When we think about savings, we have a tendency to focus on the immediate sacrifices required to achieve our long-term goals. Yet, this is not the only way to boost your wealth.
Let’s say you have saved VND100 million. How can you grow it over three years, or at least protect it from losing value? According to Prof. Campbell Heggen, Financial Planning Lecturer of Business & Law Faculty, Deakin University, some advices below may come in your handy:
Open a savings account
One of the best ways to grow your savings is by taking advantage of a savings account that pays compound interest. Currently, most current accounts will receive very little non-term interest on your deposits. For example, you deposit VND100 million in your current account at 0.1 percent per annum, you would earn VND100,000 in interest each year. On the other hand, a savings account at compound interest would benefit you with much more attractive interest.

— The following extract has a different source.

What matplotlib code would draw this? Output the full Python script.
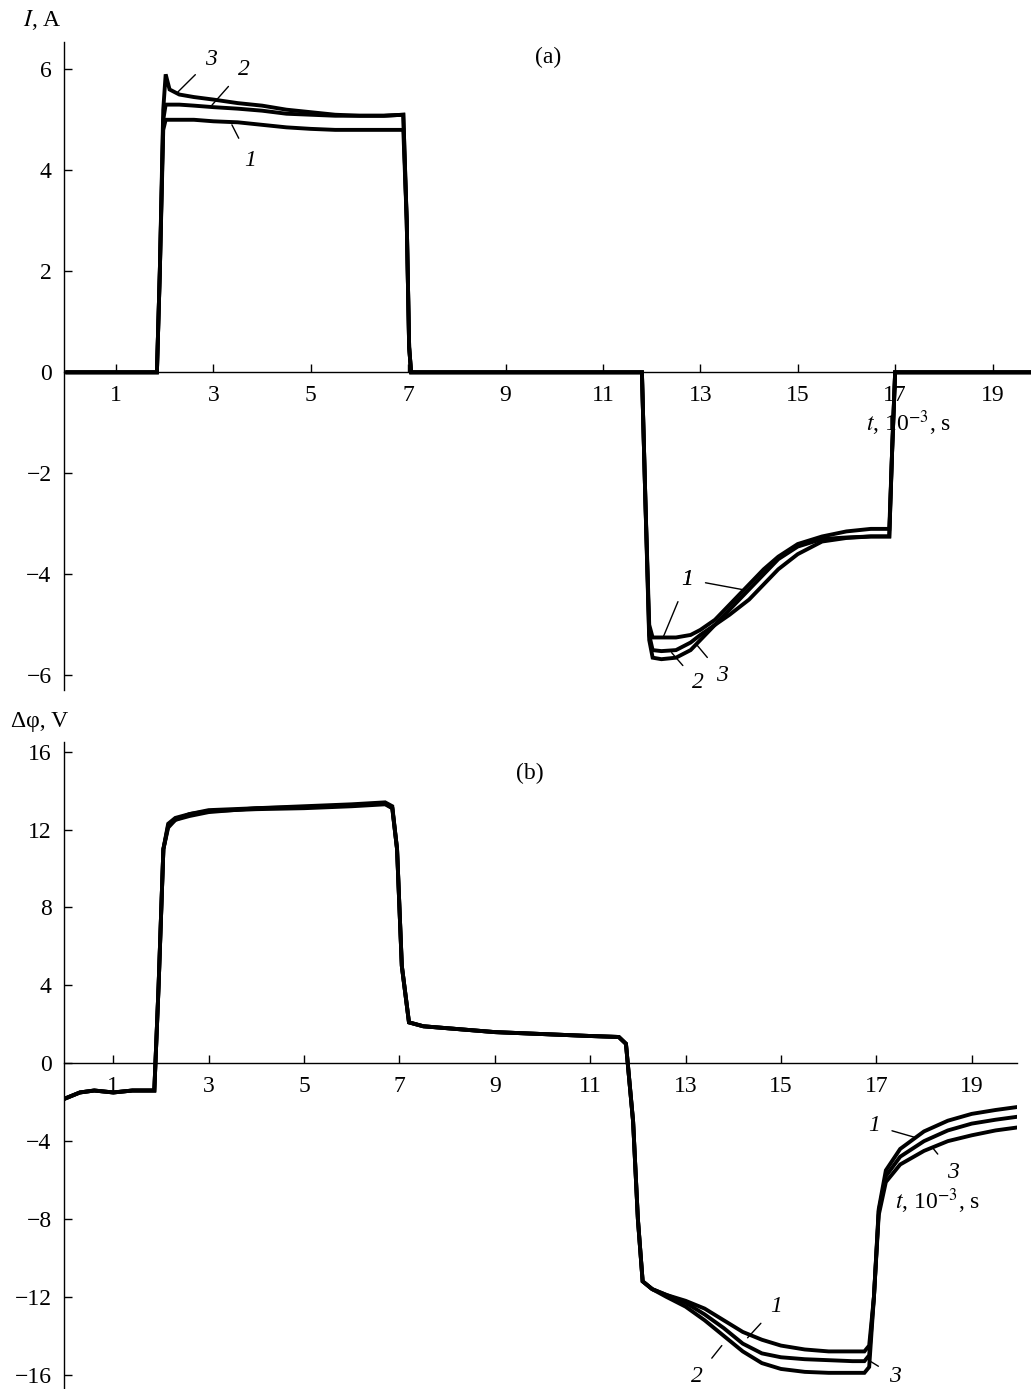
import matplotlib
matplotlib.use("Agg")
import matplotlib.pyplot as plt

plt.rcParams['font.family'] = ['Liberation Serif', 'DejaVu Serif']
plt.rcParams['mathtext.fontset'] = 'stix'

# (a) current I, A
t_a = [0.0, 1.84, 1.9, 1.97, 2.02, 2.1, 2.3, 2.6, 3.0, 3.5, 4.0, 4.5, 5.0, 5.5,
       6.0, 6.5, 6.9, 6.97, 7.02, 7.06, 8.0, 11.8, 11.87, 11.95, 12.02, 12.2,
       12.5, 12.8, 13.0, 13.3, 13.6, 14.0, 14.3, 14.6, 15.0, 15.5, 16.0, 16.5,
       16.88, 16.94, 17.0, 19.8]
I1 = [0, 0, 2.0, 4.8, 5.0, 5.0, 5.0, 5.0, 4.97, 4.95, 4.9, 4.85, 4.82, 4.8,
      4.8, 4.8, 4.8, 3.0, 0.5, 0, 0, 0, -2.5, -5.0, -5.25, -5.25, -5.25, -5.2,
      -5.1, -4.9, -4.6, -4.2, -3.9, -3.65, -3.4, -3.25, -3.15, -3.1, -3.1,
      -1.5, 0, 0]
I2 = [0, 0, 2.0, 5.0, 5.3, 5.3, 5.3, 5.28, 5.25, 5.22, 5.18, 5.12, 5.1, 5.08,
      5.08, 5.08, 5.1, 3.0, 0.5, 0, 0, 0, -2.5, -5.3, -5.65, -5.68, -5.65, -5.5,
      -5.3, -5.0, -4.7, -4.3, -4.0, -3.7, -3.45, -3.3, -3.27, -3.25, -3.25,
      -1.5, 0, 0]
I3 = [0, 0, 2.0, 5.2, 5.9, 5.6, 5.5, 5.45, 5.4, 5.33, 5.28, 5.2, 5.15, 5.1,
      5.08, 5.08, 5.1, 3.0, 0.5, 0, 0, 0, -2.5, -5.2, -5.5, -5.52, -5.5, -5.35,
      -5.2, -5.0, -4.8, -4.5, -4.2, -3.9, -3.6, -3.35, -3.28, -3.25, -3.25,
      -1.5, 0, 0]

# (b) potential difference, V
t_b = [0.0, 0.3, 0.6, 1.0, 1.4, 1.8, 1.86, 1.95, 2.05, 2.15, 2.3, 2.6, 3.0,
       3.5, 4.0, 5.0, 6.0, 6.7, 6.85, 6.95, 7.05, 7.2, 7.5, 8.0, 9.0, 10.0,
       11.0, 11.6, 11.75, 11.9, 12.0, 12.1, 12.3, 12.6, 13.0, 13.4, 13.8, 14.2,
       14.6, 15.0, 15.5, 16.0, 16.5, 16.75, 16.85, 16.95, 17.05, 17.2, 17.5,
       18.0, 18.5, 19.0, 19.5, 19.95]
U1 = [-1.8, -1.5, -1.4, -1.5, -1.4, -1.4, -1.4, 4.0, 11.0, 12.3, 12.6, 12.8,
      13.0, 13.05, 13.1, 13.2, 13.3, 13.4, 13.2, 11.0, 5.0, 2.1, 1.9, 1.8, 1.6,
      1.5, 1.4, 1.35, 1.0, -3.0, -8.0, -11.2, -11.6, -11.9, -12.2, -12.6,
      -13.2, -13.8, -14.2, -14.5, -14.7, -14.8, -14.8, -14.8, -14.5, -12.0,
      -7.5, -5.5, -4.4, -3.5, -2.95, -2.6, -2.4, -2.25]
U2 = [-1.8, -1.5, -1.4, -1.5, -1.4, -1.4, -1.4, 4.0, 11.0, 12.1, 12.5, 12.7,
      12.9, 13.0, 13.05, 13.1, 13.2, 13.3, 13.1, 11.0, 5.0, 2.1, 1.9, 1.8, 1.6,
      1.5, 1.4, 1.35, 1.0, -3.0, -8.0, -11.2, -11.6, -12.0, -12.5, -13.2,
      -14.0, -14.8, -15.4, -15.7, -15.85, -15.9, -15.9, -15.9, -15.6, -12.0,
      -7.8, -6.1, -5.2, -4.5, -4.0, -3.7, -3.45, -3.3]
U3 = [-1.8, -1.5, -1.4, -1.5, -1.4, -1.4, -1.4, 4.0, 11.0, 12.2, 12.5, 12.8,
      12.95, 13.0, 13.1, 13.15, 13.25, 13.35, 13.1, 11.0, 5.0, 2.1, 1.9, 1.8,
      1.6, 1.5, 1.4, 1.35, 1.0, -3.0, -8.0, -11.2, -11.6, -11.9, -12.3, -12.9,
      -13.6, -14.4, -14.9, -15.1, -15.2, -15.25, -15.3, -15.3, -15.0, -12.0,
      -7.6, -5.8, -4.8, -4.0, -3.45, -3.1, -2.9, -2.75]

xticks = [1, 3, 5, 7, 9, 11, 13, 15, 17, 19]
yticks_a = [-6, -4, -2, 0, 2, 4, 6]
yticks_b = [-16, -12, -8, -4, 0, 4, 8, 12, 16]

FS = 17
W, H = 1031, 1389
fig = plt.figure(figsize=(W / 100, H / 100), dpi=100)

def setup(ax, yticks):
  ax.spines['top'].set_visible(False)
  ax.spines['right'].set_visible(False)
  ax.spines['bottom'].set_position(('data', 0))
  for s in ('left', 'bottom'):
    ax.spines[s].set_linewidth(1.0)
  ax.set_xticks(xticks)
  ax.set_yticks(yticks)
  ax.set_yticklabels([str(v).replace('-', '\u2212') for v in yticks])
  ax.tick_params(axis='x', direction='in', length=6, width=1, pad=9, labelsize=FS)
  ax.tick_params(axis='y', direction='in', length=6, width=1, pad=9, labelsize=FS)
  ax.patch.set_alpha(0)

def lead(ax, text, xy, xytext):
  ax.annotate(text, xy=xy, xytext=xytext, fontsize=FS, style='italic',
              ha='center', va='center',
              arrowprops=dict(arrowstyle='-', lw=1.0, color='black',
                              shrinkA=7, shrinkB=0))

# panel (a)
ax1 = fig.add_axes([64 / W, 1 - 690 / H, (W - 64) / W, (690 - 42) / H])
for y in (I1, I2, I3):
  ax1.plot(t_a, y, color='black', lw=2.8, solid_joinstyle='miter', clip_on=False)
ax1.set_xlim(-0.068, 19.79)
ax1.set_ylim(-6.29, 6.54)
setup(ax1, yticks_a)
ax1.text(9.87, 6.24, '(a)', fontsize=FS, ha='center', va='center')
ax1.text(16.4, -1.0, '$t$, 10$^{-3}$, s', fontsize=FS, ha='left', va='center')
lead(ax1, '3', (2.27, 5.55), (2.95, 6.2))
lead(ax1, '2', (2.97, 5.29), (3.62, 6.0))
lead(ax1, '1', (3.38, 4.9), (3.75, 4.2))
lead(ax1, '1', (12.23, -5.26), (12.73, -4.1))
lead(ax1, '1', (13.91, -4.31), (12.73, -4.1))
lead(ax1, '2', (12.41, -5.55), (12.95, -6.15))
lead(ax1, '3', (12.93, -5.4), (13.45, -6.0))
fig.text(42 / W, 1 - 20 / H, '$I$, A', fontsize=FS, ha='center', va='center')

# panel (b)
ax2 = fig.add_axes([64 / W, 0, (1017 - 64) / W, (H - 742) / H])
for y in (U1, U2, U3):
  ax2.plot(t_b, y, color='black', lw=2.8, solid_joinstyle='miter')
ax2.set_xlim(-0.034, 19.95)
ax2.set_ylim(-16.73, 16.5)
setup(ax2, yticks_b)
ax2.text(9.74, 14.9, '(b)', fontsize=FS, ha='center', va='center')
ax2.text(17.4, -7.1, '$t$, 10$^{-3}$, s', fontsize=FS, ha='left', va='center')
lead(ax2, '1', (14.3, -14.1), (14.9, -12.5))
lead(ax2, '2', (13.76, -14.5), (13.24, -16.1))
lead(ax2, '3', (16.87, -15.3), (17.4, -16.1))
lead(ax2, '1', (17.8, -3.8), (16.95, -3.2))
lead(ax2, '3', (18.2, -4.4), (18.6, -5.6))
fig.text(40 / W, 1 - 722 / H, '\u0394\u03c6, V', fontsize=FS, ha='center', va='center')

fig.savefig('out.png', dpi=100)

Compound interest means you earn interest on the money you originally deposit, and interest in the next terms is to be calculated based on the original deposit and the interest you have just earned. For example, if you start out with VND100 million in your savings account with a three-year term at 7 percent per annum, interest paid at maturity, then it will give you a total of VND121 million.
Of course, it is important to read the terms and conditions for each account type carefully to know what you should go for.
Open a term deposit account
If you plan on depositing a considerable sum with no further deposit or withdrawal, a term deposit account can be a good choice. This type of account offers a similar interest rate to savings accounts, with slightly higher interest rates and longer term.
Term deposit is a low-risk investment and described just like “putting” a defined amount of money into an account for a fixed term with a fixed rate of interest.
Therefore, if you have spare money which you think you are not going to spend in the next, say, one or three years, a term deposit could be a good option. However, be sure to examine its drawbacks. For example, penalties may apply if you wish to withdraw your money before maturity.
Invest in stock market
Prof. Heggen gave an example of The Australian All Ordinaries Index, which enjoyed an annual average return of more than 9% over the past 30 years. Though you may need to invest more time, knowledge and skills than what you need to for a savings account, the stock market can provide higher profit than your expectation.
To keep your equity safer, you can consider to choose an investment fund, in which the shares are bought or sold on your behalf. According to the study, such investments in funds have conventionally given average annual returns which are higher than savings accounts or term deposits.
Being familiar with market transactions and self-equipped with financial knowledge as well as analysis skill can enable you to start your own investment. You may choose to buy the stocks of leading enterprises for long-term investments in view of the fact that most of them have solid and high growth rate, and their market liquidity is good for you to easily convert your shares to cash when needed.
A wise choice on a profitable investment fund or stocks for long-term investments not only helps you save money but also adds value to your equity, quickly and efficiently.